Implications and Future Directions
The theoretical and empirical results provide a principled explanation for the success of recent MISL methods and clarify the role of architectural and algorithmic choices. The identifiability guarantees bridge RL, self-supervised learning, and causal representation learning, suggesting that diverse interventions (skills) are essential for learning world models that are useful for downstream tasks and generalization.
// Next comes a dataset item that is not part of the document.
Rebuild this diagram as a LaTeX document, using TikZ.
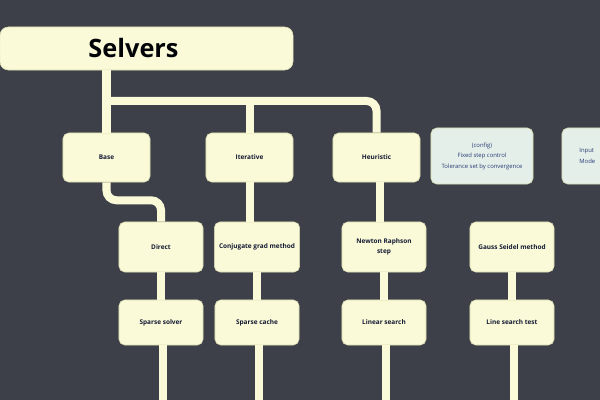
\documentclass[tikz,border=0pt]{standalone}
\usepackage{fontspec}
\setmainfont{Open Sans}
\usepackage{tikz}
\usetikzlibrary{positioning,calc}
\definecolor{bgdark}{HTML}{3D4049}
\definecolor{boxcream}{HTML}{FAFAD8}
\definecolor{boxmint}{HTML}{E3EFE8}
\definecolor{edgecream}{HTML}{D8DCB0}
\definecolor{inkdark}{HTML}{141A33}
\definecolor{inkblue}{HTML}{2B3C78}

\begin{document}
\begin{tikzpicture}[
    x=0.025cm, y=-0.025cm,
    box/.style={rectangle, draw=edgecream, line width=0.4pt, fill=boxcream, rounded corners=4pt, align=center, text=inkdark, font=\fontsize{4.6}{7}\selectfont\bfseries},
    topbox/.style={box, minimum width=2.175cm, minimum height=1.225cm},
    notebox/.style={box, fill=boxmint, text=inkblue, minimum width=2.55cm, minimum height=1.4cm, font=\fontsize{4.2}{7.5}\selectfont},
    subbox/.style={box, minimum width=2.1cm, minimum height=1.25cm},
    lowbox/.style={box, minimum width=2.1cm, minimum height=1.125cm},
    link/.style={draw=boxcream, line width=0.2cm}
]
    \fill[bgdark] (0,0) rectangle (600,400);
    \useasboundingbox (0,0) rectangle (600,400);
    \clip (0,0) rectangle (600,400);

    % title
    \node[box, minimum width=7.325cm, minimum height=1.075cm, rounded corners=6pt, text=black!85!inkdark, font=\fontsize{18}{20}\selectfont\bfseries] (title) at (146.5,48.5) {Selvers\hspace{0.65cm}};

    % first row
    \node[topbox] (base) at (106.5,157.5) {Base};
    \node[topbox] (iter) at (249.5,157.5) {Iterative};
    \node[topbox] (heur) at (376.5,157.5) {Heuristic};
    \node[notebox] (opts) at (482,156) {(config)\\Fixed step control\\Tolerance set by convergence};
    \node[notebox, align=left, text width=1.68cm] (pre) at (613,156) {Input\\Mode};

    % second row
    \node[subbox] (subA) at (161,247) {Direct};
    \node[subbox] (subB) at (257,247) {Conjugate grad method};
    \node[subbox] (subC) at (384,247) {Newton Raphson\\step};
    \node[subbox] (subD) at (512,247) {Gauss Seidel method};

    % third row
    \node[lowbox] (lowA) at (161,322.5) {Sparse solver};
    \node[lowbox] (lowB) at (257,322.5) {Sparse cache};
    \node[lowbox] (lowC) at (384,322.5) {Linear search};
    \node[lowbox] (lowD) at (512,322.5) {Line search test};

    \coordinate (bar) at (106.5,101);
    \coordinate (floor) at (0,405);

    % connectors
    \draw[link] (base.north |- title.south) -- (base.north);
    \draw[link, rounded corners=7pt] (bar) -| (heur.north);
    \draw[link] (bar -| iter.north) -- (iter.north);
    \draw[link, rounded corners=7pt] (base.south) -- ++(0,18) -| (subA.north);
    \draw[link] (iter.south) -- (iter.south |- subB.north);
    \draw[link] ($(heur.south)+(3,0)$) -- ($(heur.south |- subC.north)+(3,0)$);
    \draw[link] (subA) -- (lowA);
    \draw[link] (subB) -- (lowB);
    \draw[link] (subC) -- (lowC);
    \draw[link] (subD) -- (lowD);
    \foreach \n in {A,B,C,D}
        \draw[link] ($(low\n.south)+(2,0)$) -- ($(low\n.south |- floor)+(2,0)$);
\end{tikzpicture}
\end{document}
Future work should investigate the generality of these results beyond the considered environments, the impact of partial observability and non-injective observation mappings, and the extension to more complex or hierarchical skill spaces. Additionally, the connection to causal representation learning opens avenues for integrating interventional data and domain shifts into RL pretraining.
Conclusion
This work establishes the first identifiability guarantees for representation learning in RL via policy diversity and inner product parametrization, grounded in nonlinear ICA theory. The results provide both theoretical justification and practical guidance for the design of self-supervised RL algorithms, highlighting the necessity of skill diversity, appropriate critic parametrization, and careful objective selection. These insights are expected to inform future developments in unsupervised skill discovery, world model learning, and generalizable RL agents.